The thing is clearly marked "pragmatic solutions" rather than most interesting as well.

sp332|12 years ago

Sure, but if you've only got one position, you might as well go for the one with enough experience/wisdom to get it right.

eludwig|12 years ago

>>1 person wrote a proper state machine driven parser that worked.

Look, the fact is, based on the replies below, this guy is probably better off working somewhere else.

Not to go off on this particular person, the preoccupation with "Library Knowledge(tm)" in the enterprise (so, Java) world has become an epidemic. I have seen libraries used for all the wrong reasons, pulling in great gobs of someone elses code to do a bloody string copy!

Damn, you are hiring coders.
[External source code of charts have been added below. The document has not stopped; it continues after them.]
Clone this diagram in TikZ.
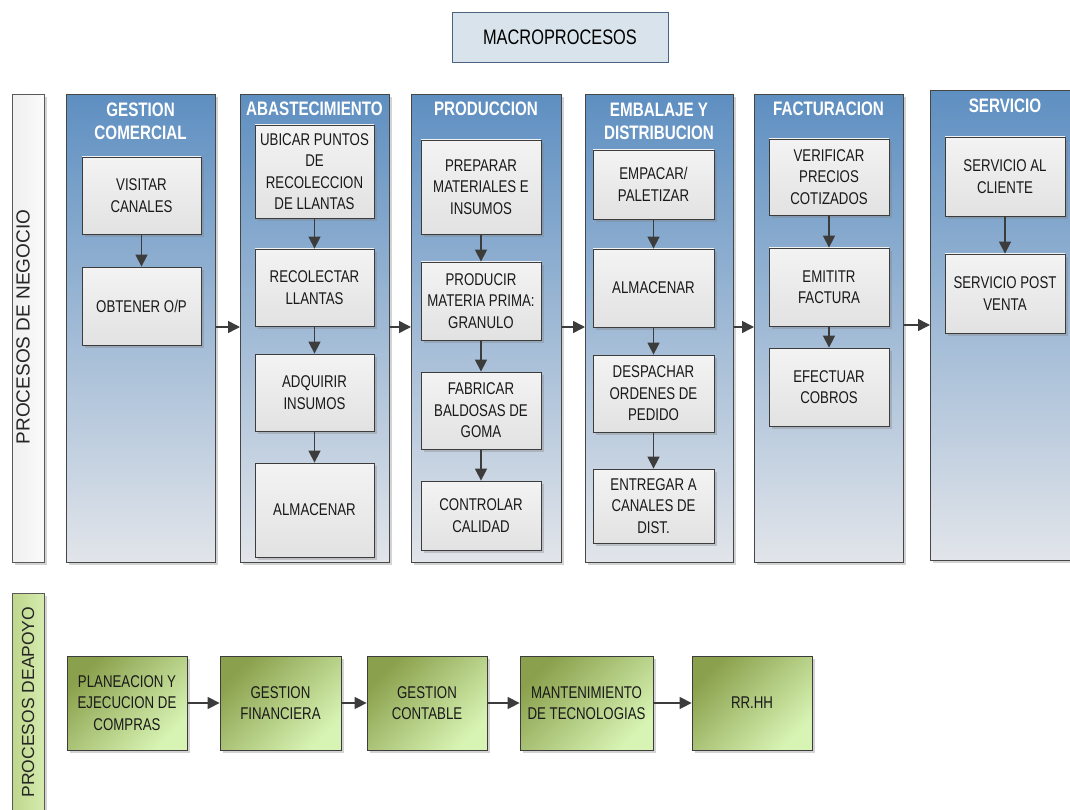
\documentclass[tikz,border=0pt]{standalone}
\usepackage{fontspec}
\setmainfont{Liberation Sans}
\newfontfamily\narrow{Liberation Sans}[FakeStretch=0.78]
\usetikzlibrary{arrows.meta,shadows}
\definecolor{coltop}{RGB}{94,143,193}
\definecolor{colbot}{RGB}{226,229,234}
\definecolor{colborder}{RGB}{70,70,70}
\definecolor{boxborder}{RGB}{60,60,60}
\definecolor{boxtop}{RGB}{243,243,243}
\definecolor{boxbot}{RGB}{226,226,226}
\definecolor{grdark}{RGB}{138,160,76}
\definecolor{grlight}{RGB}{216,244,180}
\definecolor{titlefill}{RGB}{217,227,236}
\definecolor{titleborder}{RGB}{74,100,130}
\definecolor{arrowcol}{RGB}{60,60,60}
\begin{document}
\begin{tikzpicture}[x=1pt,y=-1pt,
  shad/.style={drop shadow={shadow xshift=3pt,shadow yshift=-3pt,opacity=0.35,fill=gray}},
  col/.style={draw=colborder,line width=0.9pt,top color=coltop,bottom color=colbot,shad,anchor=north west,inner sep=0,minimum height=468pt},
  coltitle/.style={text=white,font=\narrow\bfseries\fontsize{19.5}{23}\selectfont,align=center,inner sep=0},
  box/.style={draw=boxborder,line width=0.8pt,top color=boxtop,bottom color=boxbot,shad,inner sep=0,minimum width=120pt,align=center,text=black!90,font=\narrow\fontsize{17}{21.5}\selectfont},
  gbox/.style={draw=boxborder,line width=0.8pt,top color=grdark,bottom color=grlight,shading angle=45,shad,inner sep=0,minimum height=94pt,align=center,text=black!90,font=\narrow\fontsize{17}{21.5}\selectfont},
  arr/.style={draw=arrowcol,line width=1.5pt,-{Triangle[length=12pt,width=12pt]}},
  sidelabel/.style={rotate=90,font=\fontsize{19}{22}\selectfont,text=black!85,inner sep=0}
]
\useasboundingbox (0,0) rectangle (1070,810);

% title
\node[draw=titleborder,line width=0.9pt,fill=titlefill,minimum width=216pt,minimum height=50pt,inner sep=0,font=\narrow\fontsize{21}{24}\selectfont] (macro) at (560,37) {MACROPROCESOS};

% side labels
\node[draw=gray!70!black,line width=0.9pt,left color=gray!12,right color=gray!4,shad,anchor=north west,minimum width=32pt,minimum height=468pt,inner sep=0] (negbar) at (12,94) {};
\node[sidelabel] (negtxt) at (23,327) {PROCESOS DE NEGOCIO};
\node[draw=gray!70!black,line width=0.9pt,left color={rgb,255:red,190;green,214;blue,140},right color={rgb,255:red,214;green,236;blue,176},shad,anchor=north west,minimum width=32pt,minimum height=225pt,inner sep=0] (apobar) at (12,593) {};
\node[sidelabel,font=\fontsize{17.5}{20}\selectfont] (apotxt) at (28,702) {PROCESOS DEAPOYO};

% columns
\node[col,minimum width=149pt] (c1) at (66,94) {};
\node[col,minimum width=149pt] (c2) at (240,94) {};
\node[col,minimum width=150pt] (c3) at (411,94) {};
\node[col,minimum width=148pt] (c4) at (585,94) {};
\node[col,minimum width=149pt] (c5) at (754,94) {};
\node[col,minimum width=140pt,minimum height=470pt] (c6) at (930,90) {};

% column titles
\node[coltitle] (t1) at (140.5,121) {GESTION\\COMERCIAL};
\node[coltitle] (t2) at (314.5,109) {ABASTECIMIENTO};
\node[coltitle] (t3) at (486,109) {PRODUCCION};
\node[coltitle] (t4) at (659,121) {EMBALAJE Y\\DISTRIBUCION};
\node[coltitle] (t5) at (828.5,109) {FACTURACION};
\node[coltitle] (t6) at (1005,106) {SERVICIO};

% column 1
\node[box,minimum width=119pt,minimum height=77pt] (a1) at (141.5,195.5) {VISITAR\\CANALES};
\node[box,minimum width=119pt,minimum height=78pt] (a2) at (141.5,306) {OBTENER O/P};
% column 2
\node[box,minimum width=119pt,minimum height=93pt] (b1) at (314.5,171.5) {UBICAR PUNTOS\\DE\\RECOLECCION\\DE LLANTAS};
\node[box,minimum width=119pt,minimum height=77pt] (b2) at (314.5,287.5) {RECOLECTAR\\LLANTAS};
\node[box,minimum width=119pt,minimum height=77pt] (b3) at (314.5,392.5) {ADQUIRIR\\INSUMOS};
\node[box,minimum width=119pt,minimum height=94pt] (b4) at (314.5,510) {ALMACENAR};
% column 3
\node[box,minimum height=94pt] (p1) at (481,187) {PREPARAR\\MATERIALES E\\INSUMOS};
\node[box,minimum height=78pt] (p2) at (481,301) {PRODUCIR\\MATERIA PRIMA:\\GRANULO};
\node[box,minimum height=77pt] (p3) at (481,410.5) {FABRICAR\\BALDOSAS DE\\GOMA};
\node[box,minimum height=69pt] (p4) at (481,515.5) {CONTROLAR\\CALIDAD};
% column 4
\node[box,minimum width=121pt,minimum height=69pt] (e1) at (653.5,184.5) {EMPACAR/\\PALETIZAR};
\node[box,minimum width=121pt,minimum height=78pt] (e2) at (653.5,288) {ALMACENAR};
\node[box,minimum width=121pt,minimum height=77pt] (e3) at (653.5,393.5) {DESPACHAR\\ORDENES DE\\PEDIDO};
\node[box,minimum width=121pt,minimum height=74pt] (e4) at (653.5,506) {ENTREGAR A\\CANALES DE\\DIST.};
% column 5
\node[box,minimum height=76pt] (f1) at (829,177) {VERIFICAR\\PRECIOS\\COTIZADOS};
\node[box,minimum height=78pt] (f2) at (829,287) {EMITITR\\FACTURA};
\node[box,minimum height=78pt] (f3) at (829,387) {EFECTUAR\\COBROS};
% column 6
\node[box,minimum height=79pt] (s1) at (1005,176.5) {SERVICIO AL\\CLIENTE};
\node[box,minimum height=79pt] (s2) at (1005,293.5) {SERVICIO POST\\VENTA};

% inner arrows
\draw[arr] (a1) -- (a2);
\draw[arr] (b1) -- (b2);
\draw[arr] (b2) -- (b3);
\draw[arr] (b3) -- (b4);
\draw[arr] (p1) -- (p2);
\draw[arr] (p2) -- (p3);
\draw[arr] (p3) -- (p4);
\draw[arr] (e1) -- (e2);
\draw[arr] (e2) -- (e3);
\draw[arr] (e3) -- (e4);
\draw[arr] (f1) -- (f2);
\draw[arr] (f2) -- (f3);
\draw[arr] (s1) -- (s2);

% column arrows
\coordinate (yl) at (0,327);
\coordinate (yl6) at (0,325);
\draw[arr] (c1.east |- yl) -- (c2.west |- yl);
\draw[arr] (c2.east |- yl) -- (c3.west |- yl);
\draw[arr] (c3.east |- yl) -- (c4.west |- yl);
\draw[arr] (c4.east |- yl) -- (c5.west |- yl);
\draw[arr] (c5.east |- yl6) -- (c6.west |- yl6);

% support processes
\node[gbox,minimum width=120pt] (g1) at (127,703) {PLANEACION Y\\EJECUCION DE\\COMPRAS};
\node[gbox,minimum width=121pt] (g2) at (280.5,703) {GESTION\\FINANCIERA};
\node[gbox,minimum width=120pt] (g3) at (427,703) {GESTION\\CONTABLE};
\node[gbox,minimum width=133pt] (g4) at (586.5,703) {MANTENIMIENTO\\DE TECNOLOGIAS};
\node[gbox,minimum width=120pt] (g5) at (752,703) {RR.HH};
\draw[arr] (g1) -- (g2);
\draw[arr] (g2) -- (g3);
\draw[arr] (g3) -- (g4);
\draw[arr] (g4) -- (g5);
\end{tikzpicture}
\end{document}
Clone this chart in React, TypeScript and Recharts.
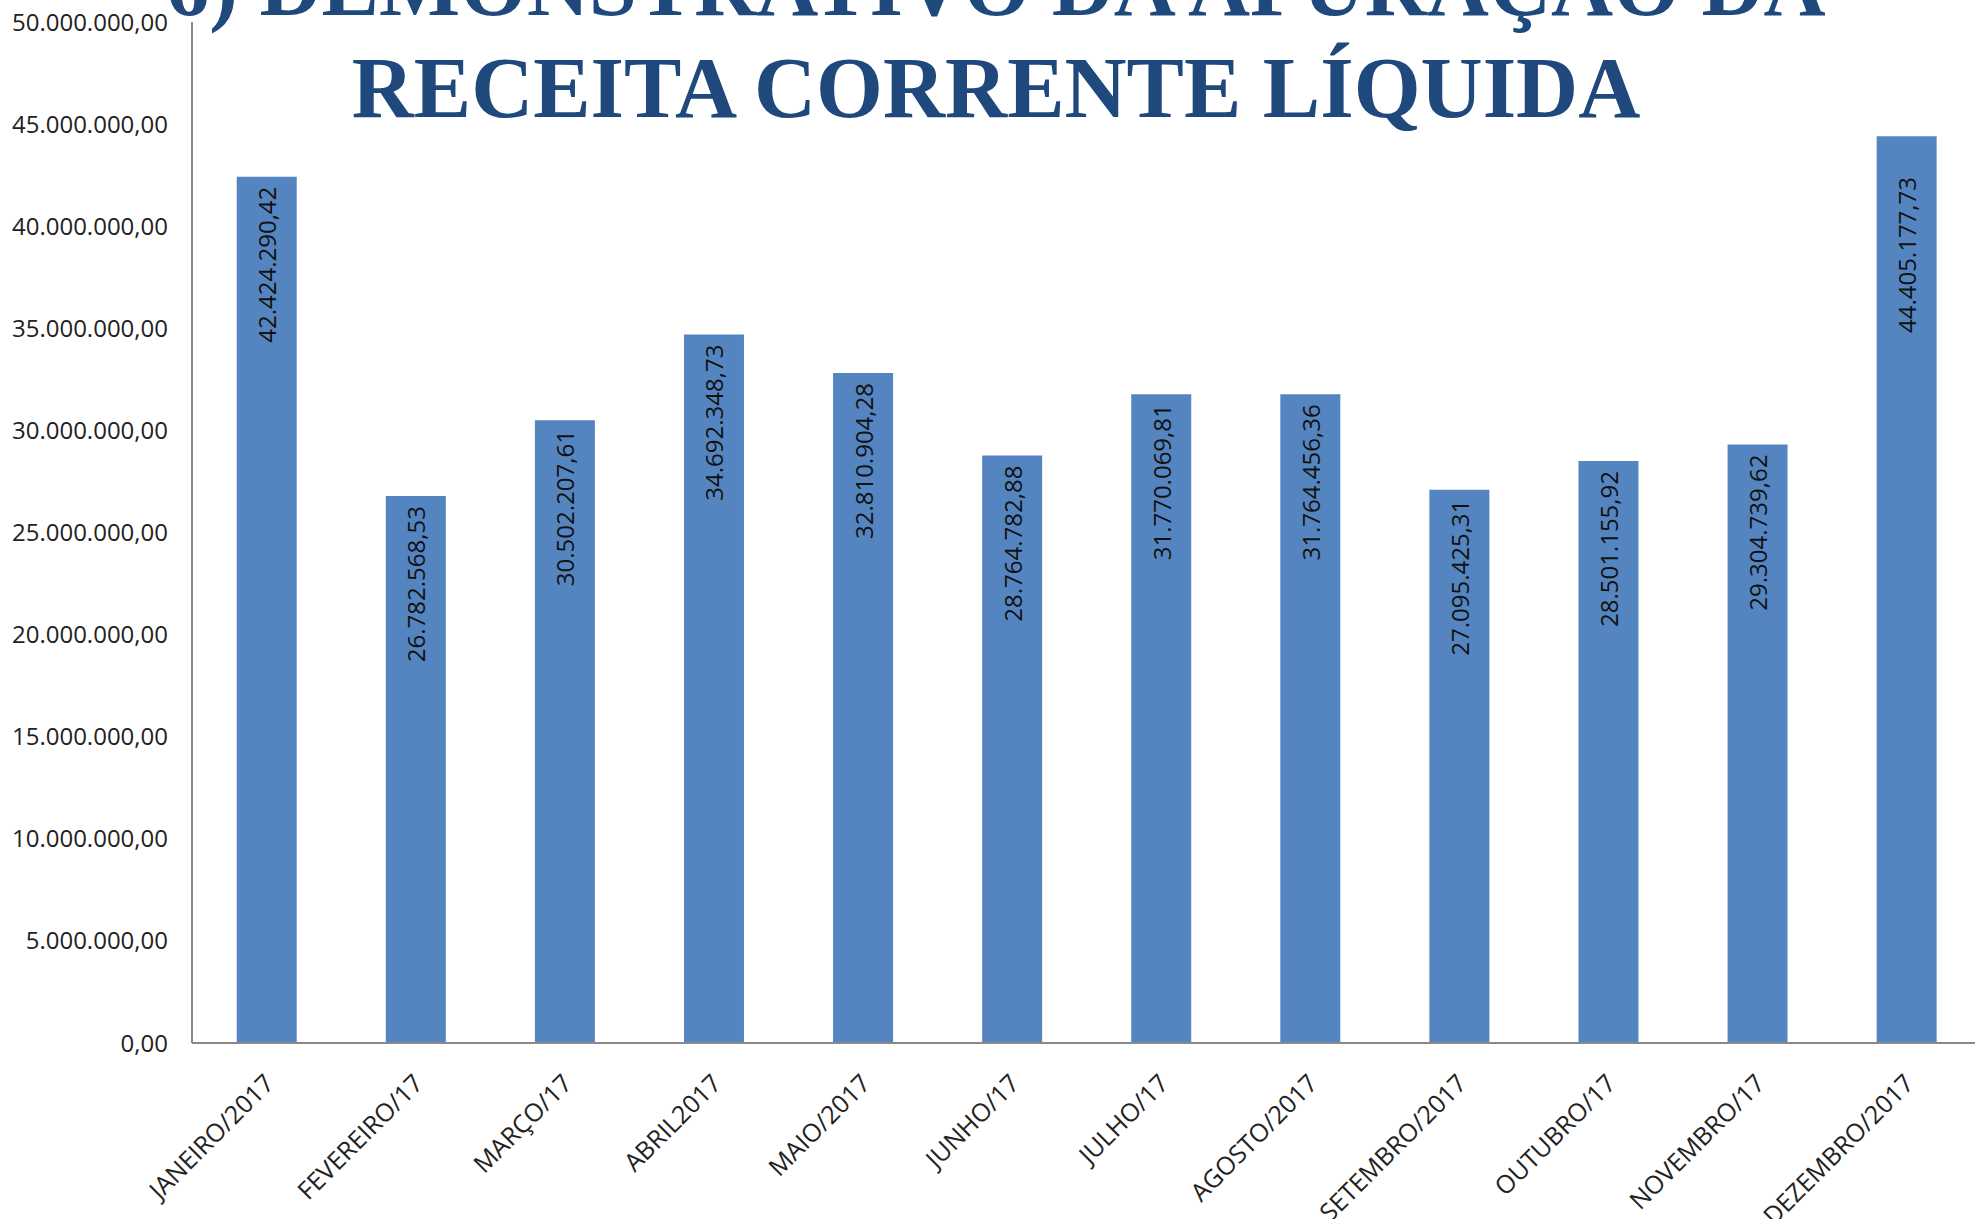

Let them fricken code, for God's sake.

Please, I know all of the counter arguments (I've been harangued by them for years), but I really think that there is a middle ground here. Some things are truly worth bringing into a project via library. Big things, things that are really hard things that you may not have the staff to handle. But if we are afraid to let coders code some stuff, even trivial stuff, then we have killed the one true joy that we had in the first place: coding!

One thing to remember about libraries is that they have bugs too! Just because someones got an apache page, doesn't mean that there are no bugs in there lurking. You WILL most probably need to understand the problem/solution well enough to use the library in the first place.

Gosh, rant off.

cygwin98|12 years ago

I thought for coding tests implementations are supposed to be done from scratch on. Or at least the guy who wrote the working parser should be on top of the list.